【Music Bird】死からはじまる音楽

今年は「ラ・フォル・ジュルネ」でバッハが取り上げられるなどして、バッハが再び脚光を浴びているようです。わたしも、もう随分と前から毎年4月前後の聖金曜日が近づいてくると、バッハの《マタイ受難曲》を聴き、クリスマスが近づけば、やはりバッハの《クリスマス・オラトリオ》を聴くというのが習慣となっています。

わたしは多くの日本人がそうであるように消極的無宗教者であってキリスト教には全く縁遠い存在なのですが、クラシック音楽、特にバッハに親しむうちに、徐々にキリスト教やその概念になじみが深くなっているようで、聖金曜日が近づいてくると《マタイ受難曲》を聴くというのもそんな影響の現れなのかもしれません。

わたしにとっての《マタイ受難曲》といえば、それはメンゲルベルクの歴史的録音を措いてより他に考えられません。カール・リヒターの打ち立てたモダニズムや、昨今の古楽器的解釈からすると、それはまさにアナクロニズムの見本とされるような演奏であり、録音も今の水準からみると完璧とはほど遠いものですが、それでもなお、わたしはこの演奏より強く心揺さぶられる演奏に未だに出会った事がありません。

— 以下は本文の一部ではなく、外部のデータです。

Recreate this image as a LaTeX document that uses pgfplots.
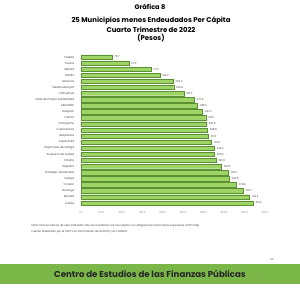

この演奏の歴史的な経緯についてはすでに多くが語られていますので、ここで改めて書き連ねるのは愚行ですが、それでもあえて言えば、この演奏は1939年という時とオランダという場所でしか成し得なかったものであるということは間違いないように思います。

奈落へと渦を描きながら落ちていくような二重唱と合唱「かくてわがイエスはいまや捕らわれたり」。「主よ、憐れみ給え」のアルト独唱とツィンメルマンによるヴァイオリン・オブリガート。そこには聴衆の啜り泣きまでがレコードに刻まれており、それはまさに、イスラエルの民のすなわち当時のオランダ、ヨーロッパの人々の悲嘆焦燥、それに悔悟と重なりあって悲痛な響きとなって聴こえてくるのです。

わたしが《マタイ受難曲》を聴き始めた当時は、終曲の「われらは涙流してひざますき」を聴き終わると、死によって全てが終わり、閉じられた、というように感じていたものですが、時を経るにしたがって、それは終わりによる始まり、死による新たな始まりを暗示しているのではないだろうか、と考えるようになってきました。

極論めいてしまいますが、キリスト教自体が、死によってはじまる、全ての終局から生まれる宗教と言えはしないでしょうか。これはわたしのように仏教国で暮らす享楽的無宗教者にはなかなか近づき難い感覚です。

《マタイ受難曲》を聴きぽんやりとそんなこんなを考え、少しながら理解しようと努めながら、今まで聴き親しんでいた曲──クラシック音楽、キリスト教から生まれた音楽──をあらためて聴いてゆくと、そこにはまた、今まで聴いていたものとは違った新たな音、色や物語が感じられるようになってくるのです。